A cloud of dust had risen, lioness and wildebeest taking their turns at fate. One moment she was up hanging at its side on a ride for her prize and the next she had fallen under it, her feet tumbling in the air in an effort to bring it down. Desperation in every step of the dance, knowing every twirl was just inches from the edge of the universal stage. Both for their lives. She for another day of many without food and he for just seconds now, squalling in the dust of his fleeing herd. He was too strong for her to get a good grasp by the throat and so the fight came hoof to the tooth and both would go down fighting.

At last, as the jeeps leapt into the tall grasses where they struggled, she sunk her teeth around his muzzle and brought him with a creaking groan to the dust. Our jeeps crowd around her as she grips him with her paws and holds his muzzle firmly in her jaws. He was too strong to break around the neck. So, panting, she will suffocate him to death. His great black body weight was heaving beneath her paws. His black eyes rolling in their last terrible meeting in this life. His swelling belly still rising and falling in desperate last breaths. He shuddered as the air backs into his body. She held fast and tight, her jaws clenched around his face. He knew death was on him and he made a last, resigned effort with his legs. His suffering, from a Toyota jeep loaded with white-clad tourists snapping photos of his death throes, is almost unbearable to watch. Alive is this being we are watching like a reality TV show heaving in the labor of his last moments at the hands of a frantically hungry lioness. Oozing blood from the puncture wounds in his side, he is like a great king brought to the scaffold as his horns hit the ground and his eyes flare with fear and a searing suffering. Snap go the cameras. All of us, three jeeps in the middle of the Serengeti plain, bore witness to the ritual, a whole truckload of French children narrating it with flippant quips and airplane noises, and a walkie talkie radio hemming in the background. Death is so godless.

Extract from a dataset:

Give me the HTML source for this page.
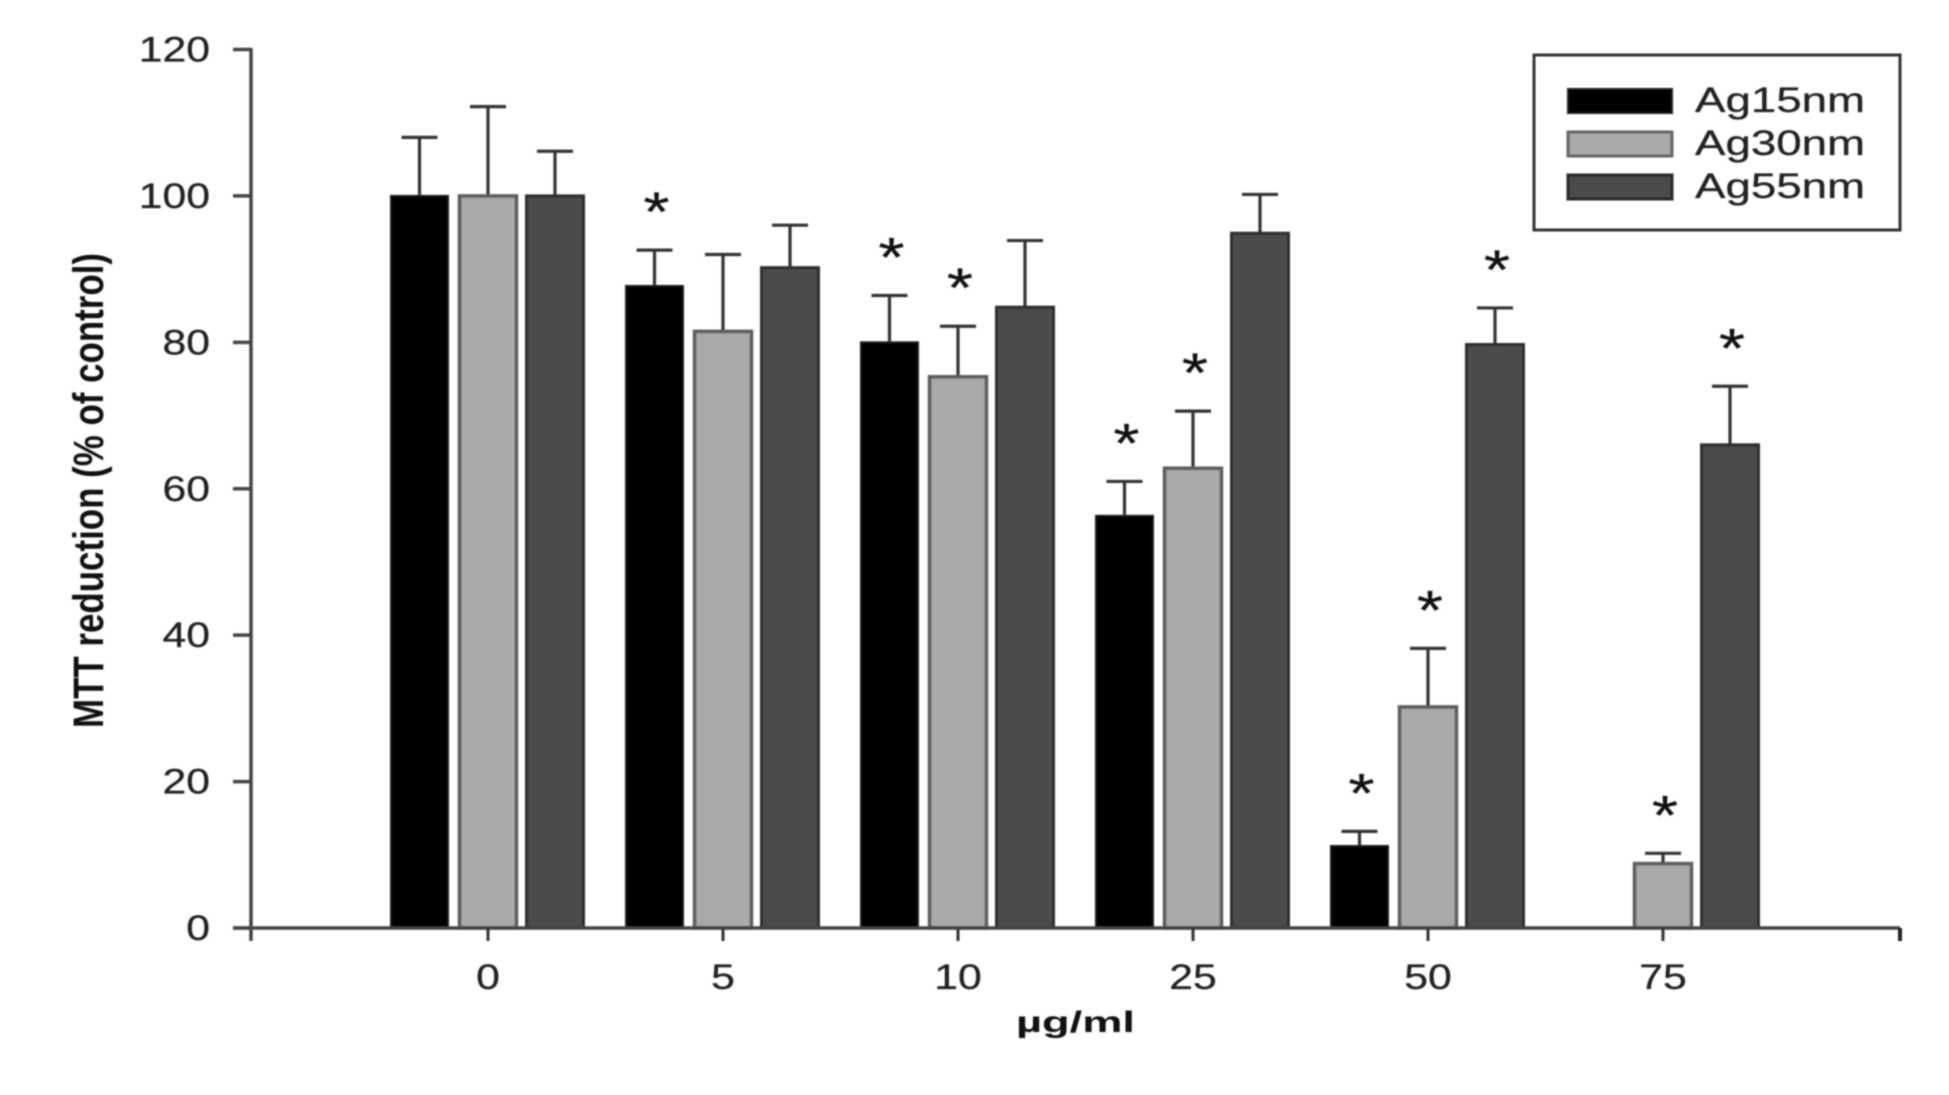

Exhausted, the lioness was panting heavily from the effort, her body heaving and her veins popping from her skin. Beads of sun ran down her golden fur when she moved. The jeeps had her almost surrounded now, like a pack of vultures were, within 10 feet of her and her kill. She glared hopelessly from one jeep to the other. There was no shade or tall grass for miles and the noon sun scorching our forearms. She looked desperate to drag her prey somewhere safe. But there was no where to go and no liberties to be taken as these three strange objects threatened the kill she so badly needed. She stood over the dead wildebeest, tongue almost completely from her mouth in exhaustion and heat. But her eyes darted from one human to the next in the trucks, asking us what we wanted and warning us from her hard earned meal. They were enough to shame a monk, those eyes, pupils almost disappeared completely in burning prairie fire as they looked at you. She was afraid and she was exhausted. All we could hear was the wind in the grass and her heavy breathing as she blinked her yellow eyes into the sun as if they led to the center of the earth. Many times she attempted to drag the prey a few feet, fruitlessly away from the jeeps, before she once again bent to pant in the sun. I flooded in shame, like a scantily dressed intruder in a place of devout worship. Something was sacred here and we had exploded upon it without grace. Like intruding on two lovers of great vitality and purpose. It had been a dance of brutality, beauty, achievement and loss. And an awful thing to behold.  It left me feeling singed with its violence and its sincerity and its desperation. She has no mercy and yet she is not a demon. In all her glory, she is already absolved.

One by one the jeeps departed. The smoke rose from the drama that had been taken to that holy ground and life on the prairie moved on in silence. And we left her to her great plain, disappearing from view, a tawny, panting speck among the tides of the Serengeti grasses.